All those Facebook clicks have constructed personalizations too many audience members are unwilling to reject. So what, you say? Ask Eli Pariser:
The effect of the algorithm is as strong as an individual’s own choices about which links in the [Facebook] News Feed to click. If you think that you’re doing something important by looking at your News Feed and deciding which items to click, the algorithm exercises an equally strong bent. And the bent is toward politically aligned information.
Hence filter-bubbling search engines (yo, Google) and keep-you-happy Facebook algorithms contribute mightily to the ideological, social, cultural, and political blinders too many audience members willingly or unwittingly wear.
Does this mean a significant percentage of journalism’s audiences is just dumb? Lazy? Unaware? Too busy? Too poor? Too rich? Do these audiences, thanks to the dumbing-down influences of cable news, just want shouting matches? To be merely entertained? Is bread and circus what they seek? Is that what too many news entities deliver too often instead of actual news?
Whatever the answer(s) is, the mediated fragmentation of audiences has commingled with social polarization over the past few decades, leaving journalism with audiences who just may not give a damn. Add to this the demonizing drumbeat of President Donald about the fake, failing press.

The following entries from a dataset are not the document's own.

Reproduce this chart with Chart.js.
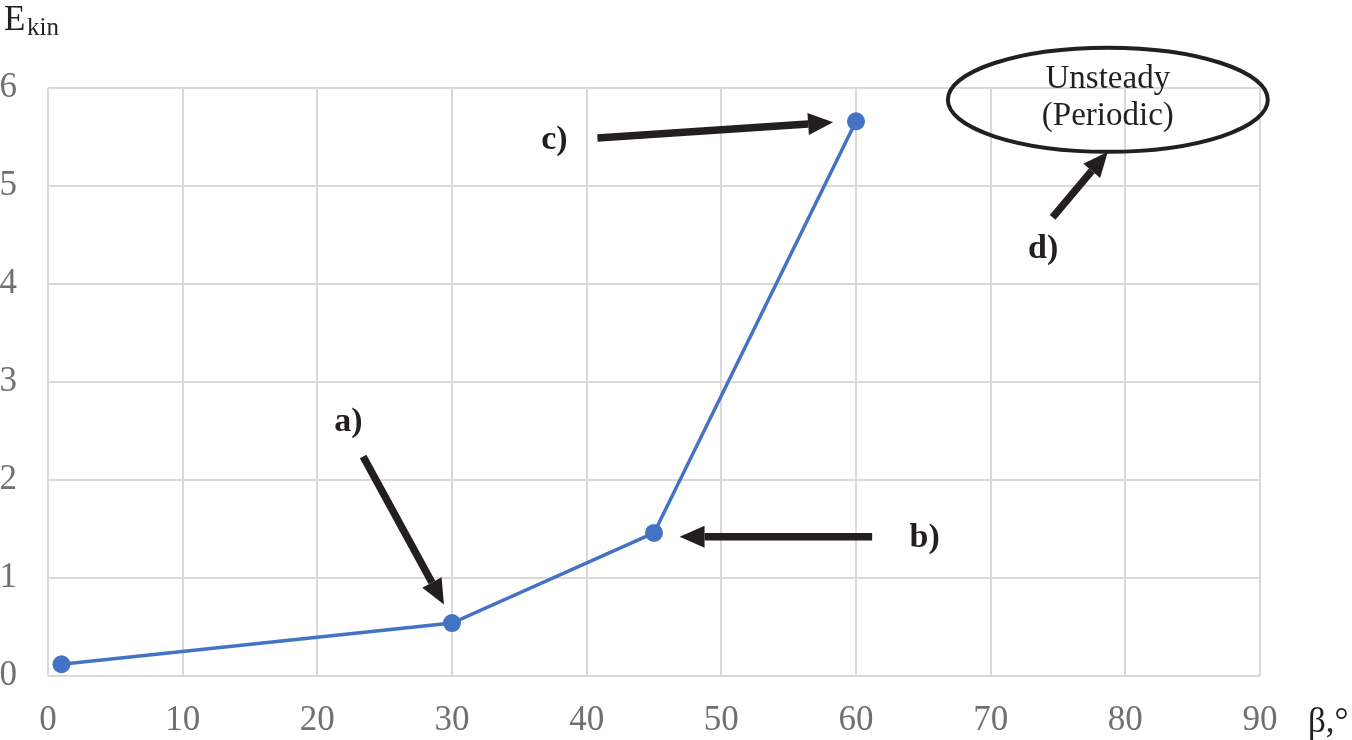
<!DOCTYPE html>
<html>
<head>
<meta charset="utf-8">
<script src="https://cdn.jsdelivr.net/npm/chart.js@4"></script>
<style>
  html, body { margin: 0; padding: 0; background: #fff; }
  #wrap { width: 1352px; height: 740px; position: relative; }
</style>
</head>
<body>
<div id="wrap"><canvas id="chart-ekin"></canvas></div>
<script>
// данные
const betaValues = [1, 30, 45, 60];
const ekinValues = [0.12, 0.54, 1.46, 5.66];
const xTicks = [0, 10, 20, 30, 40, 50, 60, 70, 80, 90];
const yTicks = [0, 1, 2, 3, 4, 5, 6];

// подписи стрелок (в координатах графика)
const noteLabels = ["a)", "b)", "c)", "d)"];
const noteLabelX = [22.3, 65.1, 37.6, 73.9];
const noteLabelY = [2.59, 1.41, 5.47, 4.35];
const arrowFromX = [23.4, 61.2, 40.8, 74.6];
const arrowFromY = [2.24, 1.42, 5.49, 4.68];
const arrowToX = [29.4, 46.9, 58.3, 78.7];
const arrowToY = [0.73, 1.42, 5.65, 5.35];

const ovalLines = ["Unsteady", "(Periodic)"];
const ovalCenter = [78.7, 5.88];

const SERIF = "'Liberation Serif', 'Times New Roman', serif";
const TICK_COLOR = "#707070";
const GRID_COLOR = "#d9d9d9";
const INK = "#231f20";

function drawArrow(ctx, x1, y1, x2, y2) {
  const ang = Math.atan2(y2 - y1, x2 - x1);
  const headLen = 25;
  const headW = 11;
  const bx = x2 - headLen * Math.cos(ang);
  const by = y2 - headLen * Math.sin(ang);

  ctx.beginPath();
  ctx.moveTo(x1, y1);
  ctx.lineTo(bx, by);
  ctx.lineWidth = 7.5;
  ctx.strokeStyle = INK;
  ctx.stroke();

  ctx.beginPath();
  ctx.moveTo(x2, y2);
  ctx.lineTo(bx + headW * Math.sin(ang), by - headW * Math.cos(ang));
  ctx.lineTo(bx - headW * Math.sin(ang), by + headW * Math.cos(ang));
  ctx.closePath();
  ctx.fillStyle = INK;
  ctx.fill();
}

// стрелки, подписи, овал и названия осей
const notesPlugin = {
  id: "notesPlugin",
  afterDatasetsDraw: function (chart) {
    const ctx = chart.ctx;
    const xs = chart.scales.x;
    const ys = chart.scales.y;
    ctx.save();

    for (let i = 0; i < noteLabels.length; i++) {
      drawArrow(
        ctx,
        xs.getPixelForValue(arrowFromX[i]),
        ys.getPixelForValue(arrowFromY[i]),
        xs.getPixelForValue(arrowToX[i]),
        ys.getPixelForValue(arrowToY[i])
      );
      ctx.font = "bold 34px " + SERIF;
      ctx.fillStyle = INK;
      ctx.textAlign = "center";
      ctx.textBaseline = "middle";
      ctx.fillText(
        noteLabels[i],
        xs.getPixelForValue(noteLabelX[i]),
        ys.getPixelForValue(noteLabelY[i])
      );
    }

    // овал
    const cx = xs.getPixelForValue(ovalCenter[0]);
    const cy = ys.getPixelForValue(ovalCenter[1]);
    ctx.beginPath();
    ctx.ellipse(cx, cy, 160, 52, 0, 0, Math.PI * 2);
    ctx.lineWidth = 4;
    ctx.strokeStyle = INK;
    ctx.stroke();
    ctx.font = "33px " + SERIF;
    ctx.fillStyle = INK;
    ctx.fillText(ovalLines[0], cx, cy - 20);
    ctx.fillText(ovalLines[1], cx, cy + 17);

    // названия осей
    ctx.textAlign = "left";
    ctx.textBaseline = "alphabetic";
    ctx.font = "35px " + SERIF;
    ctx.fillText("E", 4, 30);
    ctx.font = "25px " + SERIF;
    ctx.fillText("kin", 27, 35);
    ctx.font = "35px " + SERIF;
    ctx.fillText("β,°", 1308, 732);

    ctx.restore();
  },
};

const ctx = document.getElementById("chart-ekin").getContext("2d");

new Chart(ctx, {
  type: "line",
  data: {
    datasets: [
      {
        data: betaValues.map((b, i) => ({ x: b, y: ekinValues[i] })),
        borderColor: "#4472c4",
        backgroundColor: "#4472c4",
        borderWidth: 3.5,
        pointRadius: 9,
        pointHoverRadius: 9,
        pointBorderWidth: 0,
        tension: 0,
      },
    ],
  },
  plugins: [notesPlugin],
  options: {
    responsive: true,
    maintainAspectRatio: false,
    animation: false,
    layout: { padding: { top: 88, right: 92, left: 0, bottom: 0 } },
    scales: {
      x: {
        type: "linear",
        min: 0,
        max: 90,
        afterFit: (s) => { s.height = 64; },
        afterBuildTicks: (s) => { s.ticks = xTicks.map((v) => ({ value: v })); },
        grid: { color: GRID_COLOR, lineWidth: 2, drawTicks: false },
        border: { display: false },
        ticks: {
          color: TICK_COLOR,
          font: { family: SERIF, size: 35 },
          padding: 24,
          maxRotation: 0,
        },
      },
      y: {
        min: 0,
        max: 6,
        afterFit: (s) => { s.width = 48; },
        afterBuildTicks: (s) => { s.ticks = yTicks.map((v) => ({ value: v })); },
        grid: { color: GRID_COLOR, lineWidth: 2, drawTicks: false },
        border: { display: false },
        ticks: {
          color: TICK_COLOR,
          font: { family: SERIF, size: 35 },
          padding: 31,
        },
      },
    },
    plugins: {
      legend: { display: false },
      tooltip: { enabled: false },
    },
  },
});
</script>
</body>
</html>
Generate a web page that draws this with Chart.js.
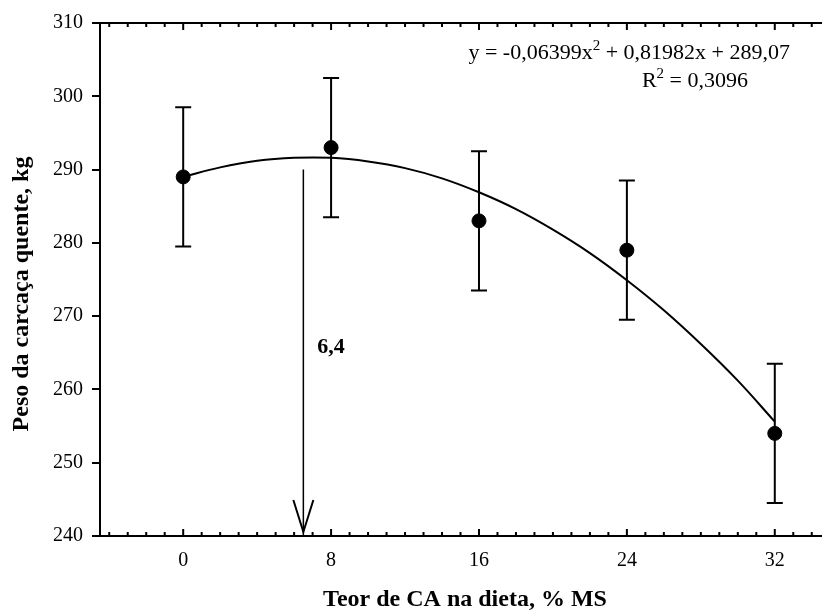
<!DOCTYPE html>
<html>
<head>
<meta charset="utf-8">
<script src="https://cdn.jsdelivr.net/npm/chart.js@4.4.1/dist/chart.umd.min.js"></script>
<style>
html, body { margin: 0; padding: 0; background: #fff; }
</style>
</head>
<body>
<canvas id="c" width="822" height="614"></canvas>
<script>
// measured means and error bars
const doses = [0, 8, 16, 24, 32];
const weights = [289, 293, 283, 279, 254];
const errors = [9.5, 9.5, 9.5, 9.5, 9.5];

// fitted curve as drawn in the figure
const curveX = [0, 2, 4, 6, 8, 10, 12, 14, 16, 18, 20, 22, 24, 26, 28, 30, 32];
const curveY = [289.0, 290.3, 291.2, 291.6, 291.6, 291.1, 290.2, 288.8, 286.9,
                284.6, 281.8, 278.6, 274.9, 270.8, 266.2, 261.2, 255.6];

// axes
const xTickValues = [-4, -3, -2, -1, 0, 1, 2, 3, 4, 5, 6, 7, 8, 9, 10, 11, 12,
                     13, 14, 15, 16, 17, 18, 19, 20, 21, 22, 23, 24, 25, 26, 27,
                     28, 29, 30, 31, 32, 33, 34];
const xLabelValues = [0, 8, 16, 24, 32];
const yTickValues = [240, 250, 260, 270, 280, 290, 300, 310];

// optimum arrow
const optimumX = 6.5;
const arrowTop = 290;
const optimumLabel = "6,4";

const serif = "'Liberation Serif', 'Times New Roman', serif";

function drawSup(ctx, parts, right, baseline) {
    const big = "22px " + serif;
    const small = "15px " + serif;
    let total = 0;
    parts.forEach(p => {
        ctx.font = p[1] ? small : big;
        total += ctx.measureText(p[0]).width;
    });
    let x = right - total;
    ctx.textAlign = "left";
    ctx.textBaseline = "alphabetic";
    parts.forEach(p => {
        ctx.font = p[1] ? small : big;
        ctx.fillText(p[0], x, p[1] ? baseline - 9 : baseline);
        x += ctx.measureText(p[0]).width;
    });
}

const errorBars = {
    id: "errorBars",
    beforeDatasetsDraw(chart) {
        const ctx = chart.ctx;
        const xs = chart.scales.x;
        const ys = chart.scales.y;
        ctx.save();
        ctx.strokeStyle = "#000";
        ctx.lineWidth = 2;
        doses.forEach((d, i) => {
            const px = xs.getPixelForValue(d);
            const hi = ys.getPixelForValue(weights[i] + errors[i]);
            const lo = ys.getPixelForValue(weights[i] - errors[i]);
            ctx.beginPath();
            ctx.moveTo(px, hi); ctx.lineTo(px, lo);
            ctx.moveTo(px - 8, hi); ctx.lineTo(px + 8, hi);
            ctx.moveTo(px - 8, lo); ctx.lineTo(px + 8, lo);
            ctx.stroke();
        });
        ctx.restore();
    }
};

const frame = {
    id: "frame",
    afterDatasetsDraw(chart) {
        const ctx = chart.ctx;
        const area = chart.chartArea;
        const xs = chart.scales.x;
        ctx.save();
        ctx.strokeStyle = "#000";

        // top border
        ctx.lineWidth = 2;
        ctx.beginPath();
        ctx.moveTo(area.left, area.top);
        ctx.lineTo(area.right + 1, area.top);
        ctx.stroke();

        // inward ticks, bottom and top
        xTickValues.forEach(v => {
            const px = xs.getPixelForValue(v);
            const len = xLabelValues.includes(v) ? 7 : 4;
            ctx.beginPath();
            ctx.moveTo(px, area.bottom); ctx.lineTo(px, area.bottom - len);
            ctx.moveTo(px, area.top); ctx.lineTo(px, area.top + len);
            ctx.stroke();
        });

        // arrow head
        const ax = xs.getPixelForValue(optimumX);
        const ay = chart.scales.y.getPixelForValue(240);
        ctx.lineWidth = 2;
        ctx.beginPath();
        ctx.moveTo(ax - 10, ay - 36); ctx.lineTo(ax, ay - 4);
        ctx.lineTo(ax + 10, ay - 36);
        ctx.stroke();

        ctx.fillStyle = "#000";
        ctx.font = "bold 22px " + serif;
        ctx.textAlign = "left";
        ctx.textBaseline = "middle";
        ctx.fillText(optimumLabel, ax + 14, 347);

        // equation
        drawSup(ctx, [["y = -0,06399x", false], ["2", true], [" + 0,81982x + 289,07", false]],
                area.right - 31, area.top + 36);
        drawSup(ctx, [["R", false], ["2", true], [" = 0,3096", false]],
                area.right - 73, area.top + 64);

        // axis titles
        ctx.font = "bold 24px " + serif;
        ctx.textAlign = "center";
        ctx.textBaseline = "middle";
        ctx.fillText("Teor de CA na dieta, % MS", 465, 600);
        ctx.translate(22, 294);
        ctx.rotate(-Math.PI / 2);
        ctx.fillText("Peso da carcaça quente, kg", 0, 0);
        ctx.restore();
    }
};

new Chart(document.getElementById("c"), {
    data: {
        datasets: [
            {
                type: "line",
                data: curveX.map((x, i) => ({ x: x, y: curveY[i] })),
                borderColor: "#000",
                borderWidth: 2,
                pointRadius: 0,
                tension: 0.4,
                fill: false
            },
            {
                type: "line",
                data: [{ x: optimumX, y: arrowTop }, { x: optimumX, y: 240 }],
                borderColor: "#000",
                borderWidth: 1.5,
                pointRadius: 0,
                fill: false
            },
            {
                type: "scatter",
                data: doses.map((d, i) => ({ x: d, y: weights[i] })),
                pointRadius: 7,
                pointHoverRadius: 7,
                backgroundColor: "#000",
                borderColor: "#000"
            }
        ]
    },
    options: {
        responsive: false,
        animation: false,
        devicePixelRatio: 1,
        layout: {
            autoPadding: false,
            padding: { top: 23, right: 1, left: 0, bottom: 0 }
        },
        plugins: {
            legend: { display: false },
            tooltip: { enabled: false }
        },
        scales: {
            x: {
                type: "linear",
                min: -4.5,
                max: 34.5,
                afterBuildTicks: s => { s.ticks = xTickValues.map(v => ({ value: v })); },
                afterFit: s => { s.height = 78; },
                ticks: {
                    autoSkip: false,
                    maxRotation: 0,
                    color: "#000",
                    padding: 5,
                    font: { family: serif, size: 20 },
                    callback: v => xLabelValues.includes(v) ? String(v) : ""
                },
                grid: { display: false },
                border: { display: true, color: "#000", width: 2 }
            },
            y: {
                type: "linear",
                min: 240,
                max: 310,
                afterBuildTicks: s => { s.ticks = yTickValues.map(v => ({ value: v })); },
                afterFit: s => { s.width = 100; },
                ticks: {
                    color: "#000",
                    padding: 9,
                    font: { family: serif, size: 20 }
                },
                grid: {
                    drawOnChartArea: false,
                    drawTicks: true,
                    tickLength: 8,
                    color: "#000",
                    lineWidth: 2
                },
                border: { display: true, color: "#000", width: 2 }
            }
        }
    },
    plugins: [errorBars, frame]
});
</script>
</body>
</html>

The press needs to spend a little less time worrying about its freedom and more time about understanding the audiences that freedom was designed to serve. Too many of the press’s audiences (and, to some extent, many supposedly journalistic organizations) have lost their sense of civic duty.
So, audiences, for heaven’s sake, get off Facebook, get smarter, and learn to tolerate a broader outlook on life. Remember: Think — it ain’t illegal yet.
That’s why I stick around here, to induce a little cognitive dissonance.